In December 1915 Fintan was transferred as canal agent to his home town of Monasterevin. He recalled the winter of 1916/1917 as one of the severest during his years on the canal. The frost which came in early December lasted throughout the month of January. The canal froze to a depth of several inches requiring a steel boat pulled by six horses and a motor to break up the ice and allow free passage through the water.

Fintan's brother Pat Brennan took part in the Easter Rebellion in 1916 as a member of the Bolands Mill Garrison under the command of Eamon de Valera. Fintan married Mary Malone in 1917 and continued his involvement in Republican affairs which did not go unnoticed by the local R.I.C. He was especially active during the 1918 General Election on behalf of the Republican Candidates for County Kildare.

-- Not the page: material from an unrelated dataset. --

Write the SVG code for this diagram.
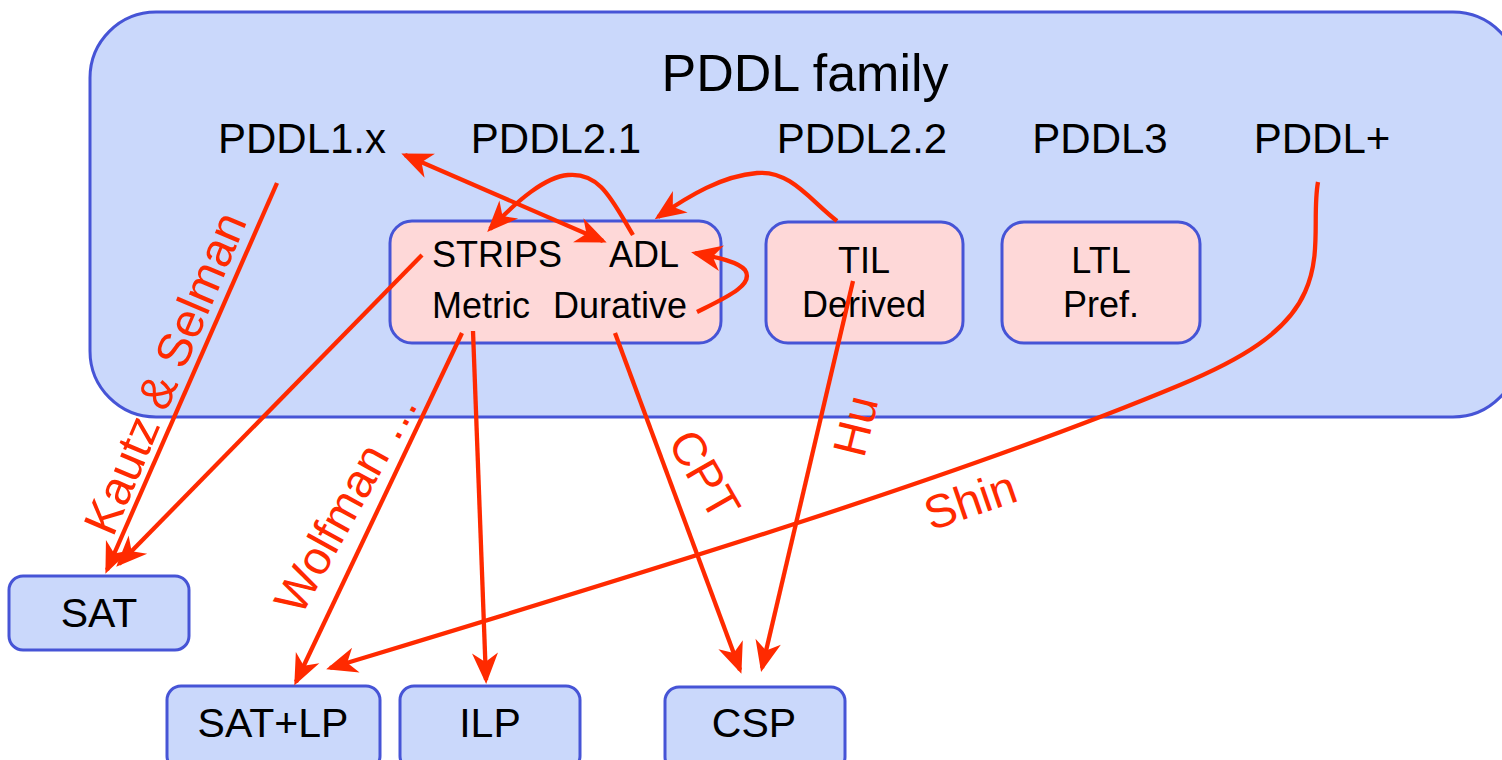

On the 4th of April 1920 Fintan's son Tadhg was born on the same day that a one day National Strike was called in support of the I.R.A. hunger strikers in Mountjoy Jail. The main Cork/Dublin road was blocked by carts at Monasterevin preventing race goers from travelling to the Punchestown Races. The key to the canal drawbridge was taken up by the I.R.A. thereby ensuring that there was no traffic on the Grand Canal during the strike. Fintan subsequently addressed public meetings in Monasterevin, Nurney and Kildangan in support of the rail workers who were dismissed for participating in the strike. The following June he was appointed Chairman of the Parish Court established by the first Dail. The Courts were held in Fintan's rented house as were meetings of the local Volunteers of which he was Company Quarter Master. Staying with the Brennans during this time was Hugh McNally, a Clerk in Hibernian Bank and Captain of the local I.R.A. Towards the end of 1920 McNally was arrested and Brennan's home was raided. Luckily enough Fintan's wife had the foresight to hide McNally's revolver under their baby son Tadhg.


However other guns and arms hidden in outhouses were discovered leading to Fintan's immediate arrest. Captain McNally, Lt. E. Prendergast and Quarter Master Fintan Brennan, all of the Monasterevin Company I.R.A. were brought to the Curragh Camp and Court martialled. McNally got a ten year sentence, Brennan five years and Prendergast three years.

Fintan was later to write of the sixteen months he spent in jails in Mountjoy, Wormwood Scrubs in England and Parkhurst on the Isle of Wight, and his memories of those times were published in the Capuchin Annual in the 1960's.